Instruction:
Copy out every line exactly, passing over the pictures.

>>>>>

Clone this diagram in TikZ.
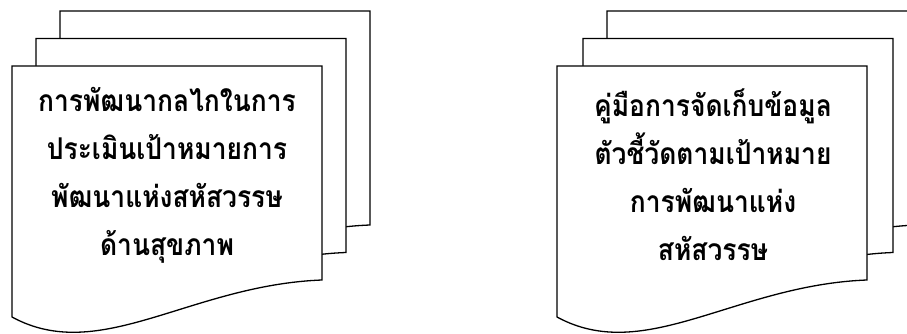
\documentclass[tikz,border=0pt]{standalone}
\usepackage{fontspec}
\newfontfamily\thaifont[Script=Thai,FakeStretch=0.88]{Loma}
\newcommand\docsheet[2]{%
  \begin{scope}[shift={(#1,#2)}]
    \filldraw[sheet] (0,0) -- (310,0) -- (310,214)
      .. controls (178,219) and (88,299) .. (0,251) -- cycle;
  \end{scope}}
\tikzset{
  sheet/.style={draw=black, fill=white, line width=1.3pt, line join=miter},
  label/.style={align=center, inner sep=0pt,
    font=\thaifont\bfseries\fontsize{30}{48}\selectfont}
}
\begin{document}
\begin{tikzpicture}[x=1pt,y=-1pt]
  \useasboundingbox (0,0) rectangle (907,334);
  \clip (0,0) rectangle (907,334);
  % left stack
  \docsheet{60}{11}
  \docsheet{36}{38.5}
  \docsheet{12}{66}
  % right stack
  \docsheet{607}{11}
  \docsheet{583}{38.5}
  \docsheet{557}{66}
  \node[label] (left) at (167,175) {การพัฒนากลไกในการ\\ประเมินเป้าหมายการ\\พัฒนาแห่งสหัสวรรษ\\ด้านสุขภาพ};
  \node[label] (right) at (713,175) {คู่มือการจัดเก็บข้อมูล\\ตัวชี้วัดตามเป้าหมาย\\การพัฒนาแห่ง\\สหัสวรรษ};
\end{tikzpicture}
\end{document}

<<<<<

Correct response:
Clone this diagram in TikZ.
\documentclass[tikz,border=0pt]{standalone}
\usepackage{fontspec}
\newfontfamily\thaifont[Script=Thai,FakeStretch=0.88]{Loma}
\newcommand\docsheet[2]{%
  \begin{scope}[shift={(#1,#2)}]
    \filldraw[sheet] (0,0) -- (310,0) -- (310,214)
      .. controls (178,219) and (88,299) .. (0,251) -- cycle;
  \end{scope}}
\tikzset{
  sheet/.style={draw=black, fill=white, line width=1.3pt, line join=miter},
  label/.style={align=center, inner sep=0pt,
    font=\thaifont\bfseries\fontsize{30}{48}\selectfont}
}
\begin{document}
\begin{tikzpicture}[x=1pt,y=-1pt]
  \useasboundingbox (0,0) rectangle (907,334);
  \clip (0,0) rectangle (907,334);
  % left stack
  \docsheet{60}{11}
  \docsheet{36}{38.5}
  \docsheet{12}{66}
  % right stack
  \docsheet{607}{11}
  \docsheet{583}{38.5}
  \docsheet{557}{66}
  \node[label] (left) at (167,175) {การพัฒนากลไกในการ\\ประเมินเป้าหมายการ\\พัฒนาแห่งสหัสวรรษ\\ด้านสุขภาพ};
  \node[label] (right) at (713,175) {คู่มือการจัดเก็บข้อมูล\\ตัวชี้วัดตามเป้าหมาย\\การพัฒนาแห่ง\\สหัสวรรษ};
\end{tikzpicture}
\end{document}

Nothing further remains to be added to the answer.